5) From Hell (2001)
Loosely based on the mammoth tome of the same name by UK comics legend Alan Moore, the Hughes brothers’ From Hell adaptation might have missed the point of its source material entirely, but it’s still a highly entertaining Victorian conspiracy thriller about history’s most famous serial killer – Jack the Ripper.
Johnny Depp plays Inspector Frederick Abberline, a drug-addled psychic detective who uses his clairvoyant abilities to investigate a series of gruesome murders in Whitechapel, London. That is, when he’s not down and out from hitting the pipe anyway… But when he finally does pull himself together for long enough to get to the bottom of the mystery, he finds himself embroiled in a secret protected by the upper echelons of society.

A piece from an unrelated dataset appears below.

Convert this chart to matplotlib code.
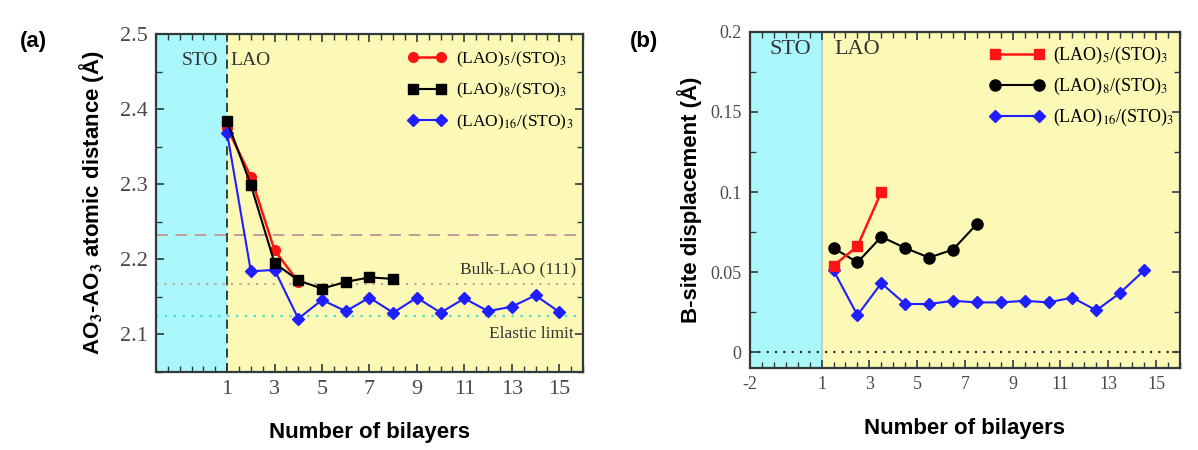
import matplotlib
matplotlib.use("Agg")
from matplotlib import pyplot as plt
from matplotlib.ticker import MultipleLocator

plt.rcParams['mathtext.fontset'] = 'stix'
plt.rcParams['axes.unicode_minus'] = False

# panel (a): AO3-AO3 atomic distance
a_x5 = [1, 2, 3, 4]
a_y5 = [2.375, 2.310, 2.212, 2.170]
a_x8 = [1, 2, 3, 4, 5, 6, 7, 8]
a_y8 = [2.384, 2.299, 2.195, 2.172, 2.161, 2.170, 2.176, 2.174]
a_x16 = list(range(1, 16))
a_y16 = [2.368, 2.184, 2.186, 2.121, 2.146, 2.131, 2.149, 2.129,
         2.149, 2.129, 2.148, 2.131, 2.137, 2.152, 2.130]
a_ref_dashed = 2.233
a_ref_bulk = 2.167
a_ref_elastic = 2.125

# panel (b): B-site displacement
b_x5 = [1.5, 2.5, 3.5]
b_y5 = [0.054, 0.066, 0.100]
b_x8 = [1.5, 2.5, 3.5, 4.5, 5.5, 6.5, 7.5]
b_y8 = [0.065, 0.056, 0.072, 0.065, 0.059, 0.064, 0.080]
b_x16 = [1.5, 2.5, 3.5, 4.5, 5.5, 6.5, 7.5, 8.5, 9.5, 10.5, 11.5, 12.5, 13.5, 14.5]
b_y16 = [0.051, 0.023, 0.043, 0.030, 0.030, 0.032, 0.031, 0.031,
         0.032, 0.031, 0.034, 0.026, 0.037, 0.051]

lab5 = r'(LAO)$_5$/(STO)$_3$'
lab8 = r'(LAO)$_8$/(STO)$_3$'
lab16 = r'(LAO)$_{16}$/(STO)$_3$'

SERIF = 'Liberation Serif'
SANS = 'Liberation Sans'
YELLOW = '#fcf8b6'
CYAN = '#a9f7fa'
EDGE = '#2f3b3b'
TICKC = '#4a4a4a'
RED = '#ff1414'
BLUE = '#1e1eff'


def style_axes(ax, tick_size):
    for s in ax.spines.values():
        s.set_color(EDGE)
        s.set_linewidth(1.6)
    ax.tick_params(which='both', direction='in', top=True, right=True, color=EDGE)
    ax.tick_params(which='major', length=6, width=1.2)
    ax.tick_params(which='minor', length=4, width=1.0)
    ax.tick_params(axis='both', labelsize=tick_size, labelcolor=TICKC, pad=6)
    for t in ax.get_xticklabels() + ax.get_yticklabels():
        t.set_fontfamily(SERIF)


fig = plt.figure(figsize=(11.98, 4.5), dpi=100)

# ---------- (a) ----------
ax1 = fig.add_axes([0.1302, 0.1733, 0.3564, 0.7511])
ax1.set_xlim(-2, 16)
ax1.set_ylim(2.05, 2.5)
ax1.axvspan(-2, 1, color=CYAN, zorder=0, lw=0)
ax1.axvspan(1, 16, color=YELLOW, zorder=0, lw=0)
ax1.axvline(1, color='#223333', ls=(0, (5, 3)), lw=1.3, zorder=1)
ax1.axhline(a_ref_dashed, color='#c49a9a', ls=(0, (6, 4)), lw=1.4, zorder=1)
ax1.axhline(a_ref_bulk, color='#c9a09a', ls=(0, (1, 3)), lw=1.5, zorder=1)
ax1.axhline(a_ref_elastic, color='#40e0d0', ls=(0, (1, 3)), lw=1.6, zorder=1)

ax1.plot(a_x5, a_y5, color=RED, marker='o', ms=7, lw=1.8, label=lab5, zorder=3)
ax1.plot(a_x8, a_y8, color='black', marker='s', ms=7, lw=1.5, label=lab8, zorder=4)
ax1.plot(a_x16, a_y16, color=BLUE, marker='D', ms=6, lw=1.5, label=lab16, zorder=3)

ax1.set_xticks([1, 3, 5, 7, 9, 11, 13, 15])
ax1.set_yticks([2.1, 2.2, 2.3, 2.4, 2.5])
ax1.xaxis.set_minor_locator(MultipleLocator(0.5))
ax1.yaxis.set_minor_locator(MultipleLocator(0.05))
style_axes(ax1, 16)

ax1.text(-0.15, 2.465, 'STO', family=SERIF, fontsize=14, color='#333333', ha='center', va='center')
ax1.text(2.0, 2.465, 'LAO', family=SERIF, fontsize=14, color='#333333', ha='center', va='center')
ax1.text(15.7, 2.186, 'Bulk-LAO (111)', family=SERIF, fontsize=12.5, color='#333333', ha='right', va='center')
ax1.text(15.6, 2.101, 'Elastic limit', family=SERIF, fontsize=12.5, color='#333333', ha='right', va='center')

ax1.legend(loc='upper right', frameon=False, numpoints=2, handlelength=2.2,
           prop={'family': SERIF, 'size': 12.5}, labelspacing=0.7,
           bbox_to_anchor=(1.015, 1.0), handletextpad=0.6)

ax1.set_xlabel('Number of bilayers', family=SANS, fontweight='bold', fontsize=16, labelpad=16)
ax1.set_ylabel(r'AO$_\mathbf{3}$-AO$_\mathbf{3}$ atomic distance (Å)', family=SANS,
               fontweight='bold', fontsize=16, labelpad=10)
fig.text(0.017, 0.895, '(a)', family=SANS, fontweight='bold', fontsize=16)

# ---------- (b) ----------
ax2 = fig.add_axes([0.626, 0.1822, 0.3589, 0.7467])
ax2.set_xlim(-2, 16)
ax2.set_ylim(-0.01, 0.2)
ax2.axvspan(-2, 1, color=CYAN, zorder=0, lw=0)
ax2.axvspan(1, 16, color=YELLOW, zorder=0, lw=0)
ax2.axvline(1, color='#b8c8c8', lw=1.2, zorder=1)
ax2.axhline(0, color='#222222', ls=(0, (1, 3)), lw=1.5, zorder=1)

ax2.plot(b_x5, b_y5, color=RED, marker='s', ms=7, lw=1.8, label=lab5, zorder=4)
ax2.plot(b_x8, b_y8, color='black', marker='o', ms=8, lw=1.5, label=lab8, zorder=3)
ax2.plot(b_x16, b_y16, color=BLUE, marker='D', ms=6, lw=1.5, label=lab16, zorder=3)

ax2.set_xticks([-2, 1, 3, 5, 7, 9, 11, 13, 15])
ax2.set_yticks([0, 0.05, 0.1, 0.15, 0.2])
ax2.set_yticklabels(['0', '0.05', '0.1', '0.15', '0.2'])
ax2.xaxis.set_minor_locator(MultipleLocator(0.5))
ax2.yaxis.set_minor_locator(MultipleLocator(0.025))
style_axes(ax2, 13)

ax2.text(-0.3, 0.189, 'STO', family=SERIF, fontsize=16, color='#333333', ha='center', va='center')
ax2.text(2.5, 0.189, 'LAO', family=SERIF, fontsize=16, color='#333333', ha='center', va='center')

ax2.legend(loc='upper right', frameon=False, numpoints=2, handlelength=3.0,
           prop={'family': SERIF, 'size': 13}, labelspacing=0.55,
           bbox_to_anchor=(1.025, 1.01), handletextpad=0.5)

ax2.set_xlabel('Number of bilayers', family=SANS, fontweight='bold', fontsize=16, labelpad=18)
ax2.set_ylabel('B-site displacement (Å)', family=SANS, fontweight='bold', fontsize=16, labelpad=6)
fig.text(0.526, 0.895, '(b)', family=SANS, fontweight='bold', fontsize=16)

fig.savefig('out.png', dpi=100, facecolor='white')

Moore’s graphic novel is an academic and thought provoking work, rife with commentary about class division, poverty and gender politics. The film on the other hand, embraces the surface slasher and mystery elements of the story, guiding us through London’s murky alleyways and secret underworlds with ghoulish glee. The Victorian setting is glamorized to an extent, but it’s a damn cool era to tell a story in – especially when it revolves around a mystery that’s still unexplained centuries later.
From Hell isn’t a faithful adaptation of its graphic novel counterpart, but it’s a great way to spend two hours of your life.